──────── Exercise data ────────
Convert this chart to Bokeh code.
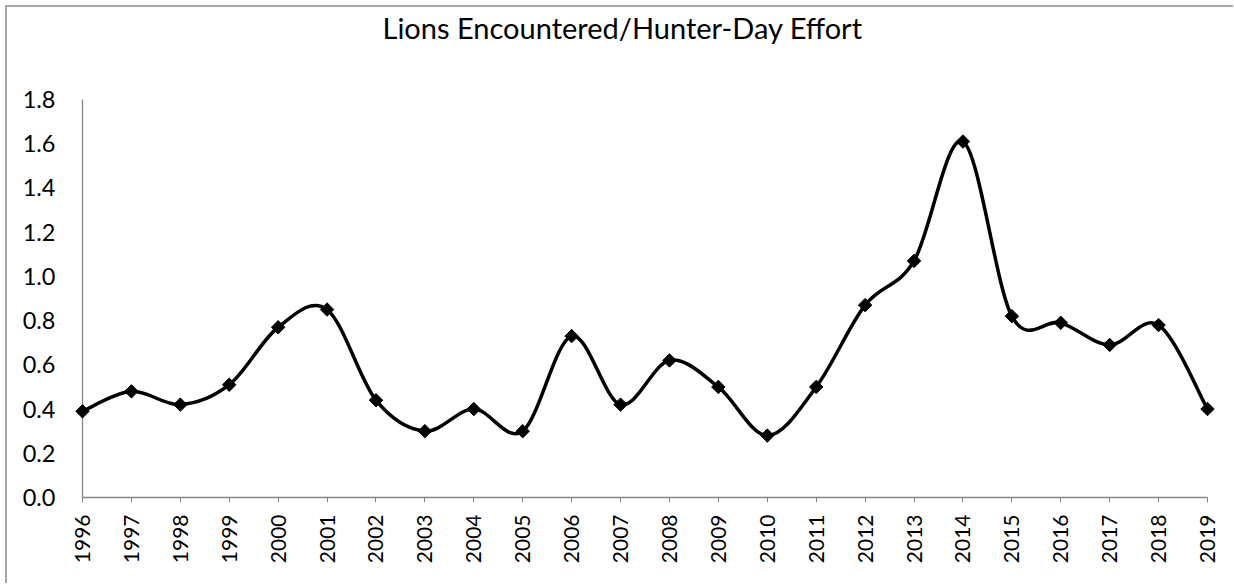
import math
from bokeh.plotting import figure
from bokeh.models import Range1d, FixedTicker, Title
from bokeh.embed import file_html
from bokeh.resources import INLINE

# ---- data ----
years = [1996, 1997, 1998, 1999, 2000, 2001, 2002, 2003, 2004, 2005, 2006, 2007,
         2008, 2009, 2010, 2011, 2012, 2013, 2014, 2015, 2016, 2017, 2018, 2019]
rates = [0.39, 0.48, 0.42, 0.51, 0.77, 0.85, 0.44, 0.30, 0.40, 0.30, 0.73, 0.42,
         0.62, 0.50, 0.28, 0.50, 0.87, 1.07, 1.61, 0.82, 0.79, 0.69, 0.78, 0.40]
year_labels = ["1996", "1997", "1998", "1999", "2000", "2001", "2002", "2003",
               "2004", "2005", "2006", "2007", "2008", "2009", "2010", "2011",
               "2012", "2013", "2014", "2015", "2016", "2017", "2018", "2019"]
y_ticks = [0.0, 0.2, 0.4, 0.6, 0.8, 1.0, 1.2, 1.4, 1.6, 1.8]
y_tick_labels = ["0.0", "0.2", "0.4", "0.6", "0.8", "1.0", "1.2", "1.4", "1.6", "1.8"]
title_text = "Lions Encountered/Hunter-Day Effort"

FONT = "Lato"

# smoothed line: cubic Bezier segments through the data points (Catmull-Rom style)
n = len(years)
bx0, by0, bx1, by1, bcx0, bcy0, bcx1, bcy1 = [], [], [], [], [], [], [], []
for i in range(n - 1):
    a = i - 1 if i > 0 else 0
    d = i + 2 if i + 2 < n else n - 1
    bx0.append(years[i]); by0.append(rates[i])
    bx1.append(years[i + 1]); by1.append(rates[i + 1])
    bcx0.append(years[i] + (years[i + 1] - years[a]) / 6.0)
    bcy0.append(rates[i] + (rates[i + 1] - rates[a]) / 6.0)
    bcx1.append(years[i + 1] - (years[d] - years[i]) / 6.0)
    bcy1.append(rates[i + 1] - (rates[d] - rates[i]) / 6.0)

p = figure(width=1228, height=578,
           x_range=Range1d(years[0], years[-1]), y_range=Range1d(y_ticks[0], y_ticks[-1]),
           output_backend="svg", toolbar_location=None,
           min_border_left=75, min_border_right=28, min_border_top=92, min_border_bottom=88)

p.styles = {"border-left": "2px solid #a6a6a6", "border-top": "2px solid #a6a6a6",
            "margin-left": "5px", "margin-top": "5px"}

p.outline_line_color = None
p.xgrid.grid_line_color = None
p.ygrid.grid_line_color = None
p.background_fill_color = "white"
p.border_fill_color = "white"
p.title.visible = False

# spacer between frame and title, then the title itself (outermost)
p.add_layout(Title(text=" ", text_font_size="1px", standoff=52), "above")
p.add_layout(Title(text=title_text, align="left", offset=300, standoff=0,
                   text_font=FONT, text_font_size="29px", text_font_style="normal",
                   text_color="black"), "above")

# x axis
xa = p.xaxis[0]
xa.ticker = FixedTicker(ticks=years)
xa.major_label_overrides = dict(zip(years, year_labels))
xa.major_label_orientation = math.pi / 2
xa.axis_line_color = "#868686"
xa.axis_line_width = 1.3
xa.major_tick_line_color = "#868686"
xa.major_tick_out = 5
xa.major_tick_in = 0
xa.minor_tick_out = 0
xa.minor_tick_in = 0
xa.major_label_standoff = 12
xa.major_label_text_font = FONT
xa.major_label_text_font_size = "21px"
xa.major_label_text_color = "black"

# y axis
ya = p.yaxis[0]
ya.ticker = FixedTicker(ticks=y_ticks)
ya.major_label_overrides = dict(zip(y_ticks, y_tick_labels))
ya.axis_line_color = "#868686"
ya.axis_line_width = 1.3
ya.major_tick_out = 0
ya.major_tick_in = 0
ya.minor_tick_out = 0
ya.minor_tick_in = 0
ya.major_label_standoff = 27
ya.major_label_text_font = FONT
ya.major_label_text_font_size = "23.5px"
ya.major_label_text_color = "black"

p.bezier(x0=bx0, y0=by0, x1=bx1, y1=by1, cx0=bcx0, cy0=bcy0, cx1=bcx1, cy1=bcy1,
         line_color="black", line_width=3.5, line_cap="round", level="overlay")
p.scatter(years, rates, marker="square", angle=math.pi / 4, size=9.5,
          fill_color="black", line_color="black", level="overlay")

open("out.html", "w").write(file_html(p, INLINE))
────────
──────── Exercise data ────────
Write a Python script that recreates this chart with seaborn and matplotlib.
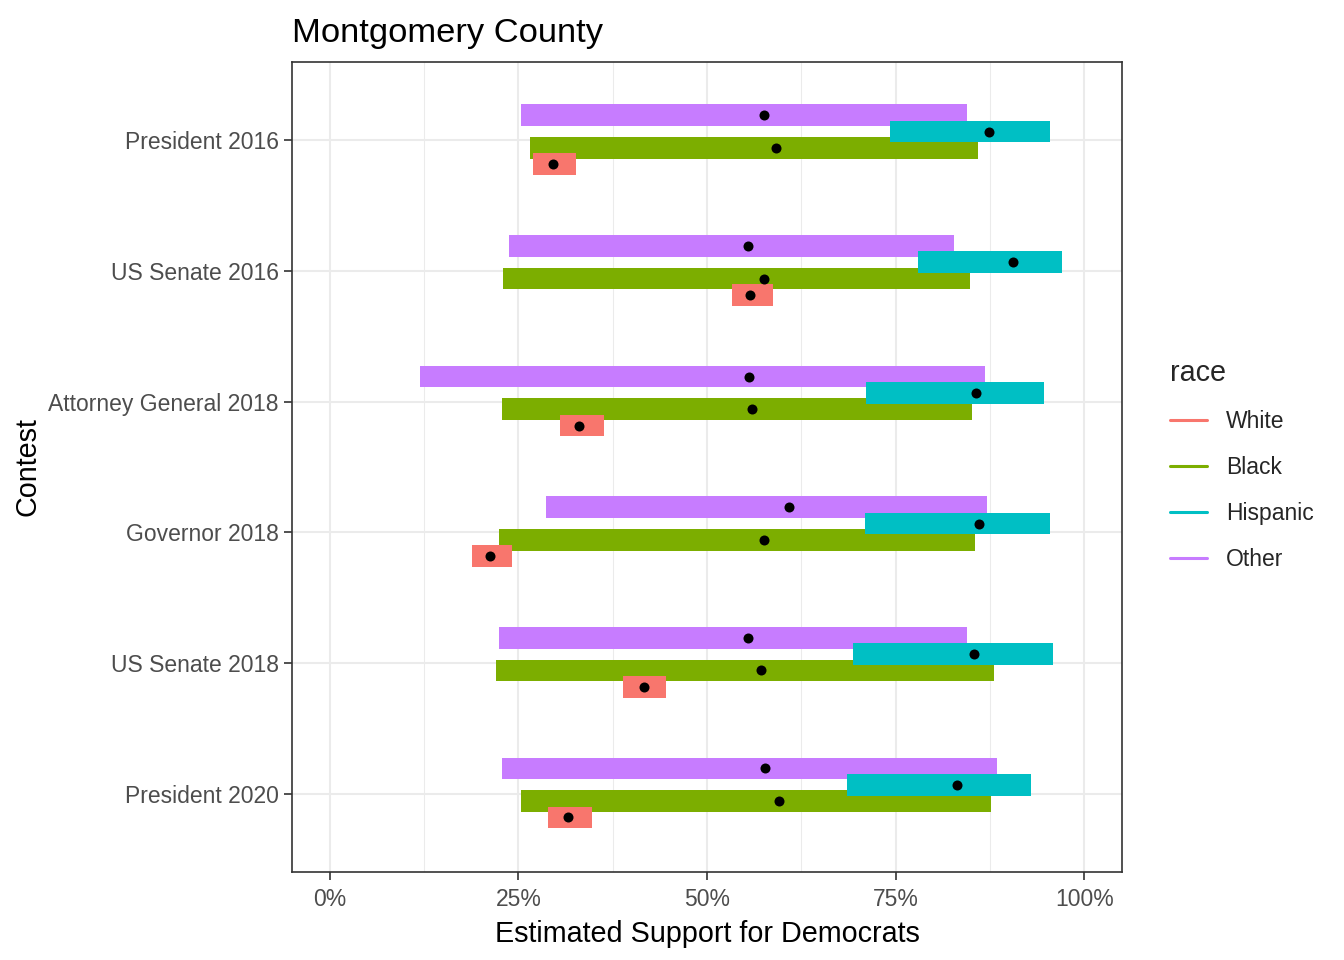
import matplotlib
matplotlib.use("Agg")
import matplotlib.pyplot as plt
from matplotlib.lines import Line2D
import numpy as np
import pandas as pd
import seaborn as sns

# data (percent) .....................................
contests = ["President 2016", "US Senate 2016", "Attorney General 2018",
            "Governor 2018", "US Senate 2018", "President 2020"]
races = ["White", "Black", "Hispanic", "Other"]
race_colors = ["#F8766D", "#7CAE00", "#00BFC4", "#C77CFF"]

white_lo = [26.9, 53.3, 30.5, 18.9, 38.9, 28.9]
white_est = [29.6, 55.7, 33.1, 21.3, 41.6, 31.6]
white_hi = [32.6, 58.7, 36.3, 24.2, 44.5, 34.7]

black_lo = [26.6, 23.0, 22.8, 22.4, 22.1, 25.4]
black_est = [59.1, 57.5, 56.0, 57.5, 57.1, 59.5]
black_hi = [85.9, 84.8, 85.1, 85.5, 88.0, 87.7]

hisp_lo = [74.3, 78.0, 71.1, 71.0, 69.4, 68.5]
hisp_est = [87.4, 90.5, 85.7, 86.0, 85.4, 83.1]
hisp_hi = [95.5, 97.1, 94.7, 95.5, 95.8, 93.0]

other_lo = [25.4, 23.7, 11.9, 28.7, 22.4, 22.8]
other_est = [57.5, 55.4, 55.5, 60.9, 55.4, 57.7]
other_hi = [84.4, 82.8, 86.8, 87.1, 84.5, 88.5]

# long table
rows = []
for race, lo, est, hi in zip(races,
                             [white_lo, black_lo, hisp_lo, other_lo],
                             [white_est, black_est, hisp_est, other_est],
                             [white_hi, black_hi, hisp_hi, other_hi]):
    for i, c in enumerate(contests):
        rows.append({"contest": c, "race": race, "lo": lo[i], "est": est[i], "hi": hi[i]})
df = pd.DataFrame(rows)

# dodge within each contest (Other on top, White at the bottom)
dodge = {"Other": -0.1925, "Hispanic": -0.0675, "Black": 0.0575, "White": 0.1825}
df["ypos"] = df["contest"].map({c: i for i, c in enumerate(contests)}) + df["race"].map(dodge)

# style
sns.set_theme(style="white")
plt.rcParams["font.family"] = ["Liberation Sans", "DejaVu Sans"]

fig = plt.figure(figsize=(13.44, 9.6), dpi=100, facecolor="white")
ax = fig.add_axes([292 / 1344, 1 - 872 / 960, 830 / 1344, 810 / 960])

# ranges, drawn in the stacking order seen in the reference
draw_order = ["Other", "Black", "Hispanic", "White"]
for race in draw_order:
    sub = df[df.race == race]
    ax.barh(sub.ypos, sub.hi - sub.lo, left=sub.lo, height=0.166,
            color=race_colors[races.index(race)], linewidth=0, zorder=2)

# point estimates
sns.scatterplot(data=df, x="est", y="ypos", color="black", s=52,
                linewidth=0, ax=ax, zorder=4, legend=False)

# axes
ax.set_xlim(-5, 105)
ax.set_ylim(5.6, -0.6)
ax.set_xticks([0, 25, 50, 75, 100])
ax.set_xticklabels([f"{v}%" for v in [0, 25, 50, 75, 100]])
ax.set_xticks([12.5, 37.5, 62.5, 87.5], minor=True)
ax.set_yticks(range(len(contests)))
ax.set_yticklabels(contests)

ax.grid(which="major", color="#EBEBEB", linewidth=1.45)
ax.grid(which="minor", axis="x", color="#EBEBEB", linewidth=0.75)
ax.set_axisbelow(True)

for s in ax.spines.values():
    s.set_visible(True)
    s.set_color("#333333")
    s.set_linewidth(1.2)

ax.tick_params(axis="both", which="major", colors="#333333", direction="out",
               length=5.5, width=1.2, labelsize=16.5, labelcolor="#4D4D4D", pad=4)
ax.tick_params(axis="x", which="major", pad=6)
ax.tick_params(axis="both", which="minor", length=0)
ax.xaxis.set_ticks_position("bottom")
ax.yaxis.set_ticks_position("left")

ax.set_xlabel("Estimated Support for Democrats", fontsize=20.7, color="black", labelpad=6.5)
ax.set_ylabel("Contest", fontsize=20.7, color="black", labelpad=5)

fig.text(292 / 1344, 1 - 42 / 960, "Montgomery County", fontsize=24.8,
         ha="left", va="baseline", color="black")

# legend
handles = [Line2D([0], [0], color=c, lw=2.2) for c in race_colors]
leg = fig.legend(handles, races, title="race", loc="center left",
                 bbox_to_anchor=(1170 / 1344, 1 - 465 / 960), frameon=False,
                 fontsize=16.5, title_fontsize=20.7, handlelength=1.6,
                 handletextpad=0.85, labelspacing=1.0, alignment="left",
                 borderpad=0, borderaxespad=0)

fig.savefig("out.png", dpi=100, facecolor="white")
────────
(Given instruction): Start at the line above containing "Convert this chart to Bokeh code." and stop at the line containing "from bokeh.resources import INLINE": print those lines and everything between them exactly, but not the pictures.

(Solution):
Convert this chart to Bokeh code.
import math
from bokeh.plotting import figure
from bokeh.models import Range1d, FixedTicker, Title
from bokeh.embed import file_html
from bokeh.resources import INLINE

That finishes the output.